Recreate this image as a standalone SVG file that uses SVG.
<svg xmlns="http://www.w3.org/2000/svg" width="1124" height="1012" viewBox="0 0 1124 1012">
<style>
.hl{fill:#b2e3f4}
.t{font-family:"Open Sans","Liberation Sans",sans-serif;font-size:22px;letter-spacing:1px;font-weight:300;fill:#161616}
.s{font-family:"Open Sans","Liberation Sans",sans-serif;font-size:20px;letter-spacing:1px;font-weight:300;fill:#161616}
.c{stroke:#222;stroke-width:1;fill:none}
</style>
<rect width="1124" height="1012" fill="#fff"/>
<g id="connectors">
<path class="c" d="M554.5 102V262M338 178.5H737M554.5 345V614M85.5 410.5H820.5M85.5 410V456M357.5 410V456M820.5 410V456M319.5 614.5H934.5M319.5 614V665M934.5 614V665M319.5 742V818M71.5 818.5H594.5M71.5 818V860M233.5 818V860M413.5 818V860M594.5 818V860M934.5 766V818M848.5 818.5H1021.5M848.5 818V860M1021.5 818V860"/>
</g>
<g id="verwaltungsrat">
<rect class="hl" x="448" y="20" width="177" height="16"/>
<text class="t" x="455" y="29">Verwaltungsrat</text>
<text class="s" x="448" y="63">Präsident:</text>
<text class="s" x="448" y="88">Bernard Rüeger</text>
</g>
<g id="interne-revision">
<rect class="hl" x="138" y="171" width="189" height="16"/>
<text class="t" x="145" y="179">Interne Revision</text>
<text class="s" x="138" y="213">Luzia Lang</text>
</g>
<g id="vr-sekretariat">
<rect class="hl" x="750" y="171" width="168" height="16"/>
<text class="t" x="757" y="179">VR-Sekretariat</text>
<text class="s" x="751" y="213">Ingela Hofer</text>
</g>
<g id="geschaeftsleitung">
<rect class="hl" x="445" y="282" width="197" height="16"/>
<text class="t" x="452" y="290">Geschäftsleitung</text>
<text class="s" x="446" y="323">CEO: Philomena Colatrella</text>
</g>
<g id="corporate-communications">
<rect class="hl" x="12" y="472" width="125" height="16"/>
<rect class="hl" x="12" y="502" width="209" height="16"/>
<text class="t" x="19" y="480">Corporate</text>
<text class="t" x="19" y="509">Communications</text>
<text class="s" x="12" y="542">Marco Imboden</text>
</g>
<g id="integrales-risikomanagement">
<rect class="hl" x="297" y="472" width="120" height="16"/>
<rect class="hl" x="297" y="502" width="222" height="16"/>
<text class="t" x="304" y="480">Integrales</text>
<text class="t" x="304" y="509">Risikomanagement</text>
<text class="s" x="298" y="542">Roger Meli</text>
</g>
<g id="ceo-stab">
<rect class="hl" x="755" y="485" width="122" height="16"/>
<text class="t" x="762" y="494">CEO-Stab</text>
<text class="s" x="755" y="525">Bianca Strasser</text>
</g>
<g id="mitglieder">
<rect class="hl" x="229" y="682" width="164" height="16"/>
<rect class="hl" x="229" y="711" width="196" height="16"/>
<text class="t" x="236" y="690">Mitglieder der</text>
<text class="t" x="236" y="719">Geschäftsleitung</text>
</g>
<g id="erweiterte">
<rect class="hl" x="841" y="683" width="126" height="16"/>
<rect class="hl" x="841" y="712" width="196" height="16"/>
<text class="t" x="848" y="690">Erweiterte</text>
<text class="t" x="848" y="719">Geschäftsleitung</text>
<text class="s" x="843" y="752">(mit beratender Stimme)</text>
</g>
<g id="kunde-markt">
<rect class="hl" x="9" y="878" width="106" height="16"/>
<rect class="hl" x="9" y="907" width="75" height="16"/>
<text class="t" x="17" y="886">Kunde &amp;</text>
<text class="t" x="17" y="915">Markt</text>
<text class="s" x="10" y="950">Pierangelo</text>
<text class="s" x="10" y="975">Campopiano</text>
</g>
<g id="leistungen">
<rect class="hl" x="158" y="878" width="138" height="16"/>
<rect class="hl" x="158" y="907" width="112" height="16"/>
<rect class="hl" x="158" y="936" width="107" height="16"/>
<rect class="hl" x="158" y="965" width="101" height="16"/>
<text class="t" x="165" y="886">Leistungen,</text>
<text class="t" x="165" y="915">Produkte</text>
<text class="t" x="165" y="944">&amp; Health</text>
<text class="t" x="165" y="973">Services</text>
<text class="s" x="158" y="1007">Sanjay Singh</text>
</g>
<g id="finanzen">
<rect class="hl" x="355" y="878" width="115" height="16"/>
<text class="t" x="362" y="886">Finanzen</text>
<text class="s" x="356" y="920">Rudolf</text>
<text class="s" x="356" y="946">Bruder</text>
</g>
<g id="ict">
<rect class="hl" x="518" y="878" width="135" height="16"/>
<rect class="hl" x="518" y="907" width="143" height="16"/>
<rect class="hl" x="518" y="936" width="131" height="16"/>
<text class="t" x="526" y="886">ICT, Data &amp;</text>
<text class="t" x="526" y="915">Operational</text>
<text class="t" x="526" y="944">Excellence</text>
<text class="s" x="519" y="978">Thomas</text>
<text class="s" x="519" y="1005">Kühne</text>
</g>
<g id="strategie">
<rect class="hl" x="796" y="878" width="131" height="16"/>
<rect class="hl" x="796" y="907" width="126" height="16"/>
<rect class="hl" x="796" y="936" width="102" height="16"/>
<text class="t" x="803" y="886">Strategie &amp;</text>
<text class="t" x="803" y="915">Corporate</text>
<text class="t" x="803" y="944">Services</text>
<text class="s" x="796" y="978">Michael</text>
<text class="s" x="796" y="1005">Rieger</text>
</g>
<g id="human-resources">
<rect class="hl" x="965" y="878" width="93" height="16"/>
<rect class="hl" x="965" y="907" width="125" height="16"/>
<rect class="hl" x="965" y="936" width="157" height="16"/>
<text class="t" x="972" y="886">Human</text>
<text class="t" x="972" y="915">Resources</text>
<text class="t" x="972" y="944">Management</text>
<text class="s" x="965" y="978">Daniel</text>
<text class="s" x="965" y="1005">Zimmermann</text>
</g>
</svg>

....

- _The task_:
Repeat the data precisely, line by line.

- _Exercise output_:
Recreate this image as a standalone SVG file that uses SVG.
<svg xmlns="http://www.w3.org/2000/svg" width="1124" height="1012" viewBox="0 0 1124 1012">
<style>
.hl{fill:#b2e3f4}
.t{font-family:"Open Sans","Liberation Sans",sans-serif;font-size:22px;letter-spacing:1px;font-weight:300;fill:#161616}
.s{font-family:"Open Sans","Liberation Sans",sans-serif;font-size:20px;letter-spacing:1px;font-weight:300;fill:#161616}
.c{stroke:#222;stroke-width:1;fill:none}
</style>
<rect width="1124" height="1012" fill="#fff"/>
<g id="connectors">
<path class="c" d="M554.5 102V262M338 178.5H737M554.5 345V614M85.5 410.5H820.5M85.5 410V456M357.5 410V456M820.5 410V456M319.5 614.5H934.5M319.5 614V665M934.5 614V665M319.5 742V818M71.5 818.5H594.5M71.5 818V860M233.5 818V860M413.5 818V860M594.5 818V860M934.5 766V818M848.5 818.5H1021.5M848.5 818V860M1021.5 818V860"/>
</g>
<g id="verwaltungsrat">
<rect class="hl" x="448" y="20" width="177" height="16"/>
<text class="t" x="455" y="29">Verwaltungsrat</text>
<text class="s" x="448" y="63">Präsident:</text>
<text class="s" x="448" y="88">Bernard Rüeger</text>
</g>
<g id="interne-revision">
<rect class="hl" x="138" y="171" width="189" height="16"/>
<text class="t" x="145" y="179">Interne Revision</text>
<text class="s" x="138" y="213">Luzia Lang</text>
</g>
<g id="vr-sekretariat">
<rect class="hl" x="750" y="171" width="168" height="16"/>
<text class="t" x="757" y="179">VR-Sekretariat</text>
<text class="s" x="751" y="213">Ingela Hofer</text>
</g>
<g id="geschaeftsleitung">
<rect class="hl" x="445" y="282" width="197" height="16"/>
<text class="t" x="452" y="290">Geschäftsleitung</text>
<text class="s" x="446" y="323">CEO: Philomena Colatrella</text>
</g>
<g id="corporate-communications">
<rect class="hl" x="12" y="472" width="125" height="16"/>
<rect class="hl" x="12" y="502" width="209" height="16"/>
<text class="t" x="19" y="480">Corporate</text>
<text class="t" x="19" y="509">Communications</text>
<text class="s" x="12" y="542">Marco Imboden</text>
</g>
<g id="integrales-risikomanagement">
<rect class="hl" x="297" y="472" width="120" height="16"/>
<rect class="hl" x="297" y="502" width="222" height="16"/>
<text class="t" x="304" y="480">Integrales</text>
<text class="t" x="304" y="509">Risikomanagement</text>
<text class="s" x="298" y="542">Roger Meli</text>
</g>
<g id="ceo-stab">
<rect class="hl" x="755" y="485" width="122" height="16"/>
<text class="t" x="762" y="494">CEO-Stab</text>
<text class="s" x="755" y="525">Bianca Strasser</text>
</g>
<g id="mitglieder">
<rect class="hl" x="229" y="682" width="164" height="16"/>
<rect class="hl" x="229" y="711" width="196" height="16"/>
<text class="t" x="236" y="690">Mitglieder der</text>
<text class="t" x="236" y="719">Geschäftsleitung</text>
</g>
<g id="erweiterte">
<rect class="hl" x="841" y="683" width="126" height="16"/>
<rect class="hl" x="841" y="712" width="196" height="16"/>
<text class="t" x="848" y="690">Erweiterte</text>
<text class="t" x="848" y="719">Geschäftsleitung</text>
<text class="s" x="843" y="752">(mit beratender Stimme)</text>
</g>
<g id="kunde-markt">
<rect class="hl" x="9" y="878" width="106" height="16"/>
<rect class="hl" x="9" y="907" width="75" height="16"/>
<text class="t" x="17" y="886">Kunde &amp;</text>
<text class="t" x="17" y="915">Markt</text>
<text class="s" x="10" y="950">Pierangelo</text>
<text class="s" x="10" y="975">Campopiano</text>
</g>
<g id="leistungen">
<rect class="hl" x="158" y="878" width="138" height="16"/>
<rect class="hl" x="158" y="907" width="112" height="16"/>
<rect class="hl" x="158" y="936" width="107" height="16"/>
<rect class="hl" x="158" y="965" width="101" height="16"/>
<text class="t" x="165" y="886">Leistungen,</text>
<text class="t" x="165" y="915">Produkte</text>
<text class="t" x="165" y="944">&amp; Health</text>
<text class="t" x="165" y="973">Services</text>
<text class="s" x="158" y="1007">Sanjay Singh</text>
</g>
<g id="finanzen">
<rect class="hl" x="355" y="878" width="115" height="16"/>
<text class="t" x="362" y="886">Finanzen</text>
<text class="s" x="356" y="920">Rudolf</text>
<text class="s" x="356" y="946">Bruder</text>
</g>
<g id="ict">
<rect class="hl" x="518" y="878" width="135" height="16"/>
<rect class="hl" x="518" y="907" width="143" height="16"/>
<rect class="hl" x="518" y="936" width="131" height="16"/>
<text class="t" x="526" y="886">ICT, Data &amp;</text>
<text class="t" x="526" y="915">Operational</text>
<text class="t" x="526" y="944">Excellence</text>
<text class="s" x="519" y="978">Thomas</text>
<text class="s" x="519" y="1005">Kühne</text>
</g>
<g id="strategie">
<rect class="hl" x="796" y="878" width="131" height="16"/>
<rect class="hl" x="796" y="907" width="126" height="16"/>
<rect class="hl" x="796" y="936" width="102" height="16"/>
<text class="t" x="803" y="886">Strategie &amp;</text>
<text class="t" x="803" y="915">Corporate</text>
<text class="t" x="803" y="944">Services</text>
<text class="s" x="796" y="978">Michael</text>
<text class="s" x="796" y="1005">Rieger</text>
</g>
<g id="human-resources">
<rect class="hl" x="965" y="878" width="93" height="16"/>
<rect class="hl" x="965" y="907" width="125" height="16"/>
<rect class="hl" x="965" y="936" width="157" height="16"/>
<text class="t" x="972" y="886">Human</text>
<text class="t" x="972" y="915">Resources</text>
<text class="t" x="972" y="944">Management</text>
<text class="s" x="965" y="978">Daniel</text>
<text class="s" x="965" y="1005">Zimmermann</text>
</g>
</svg>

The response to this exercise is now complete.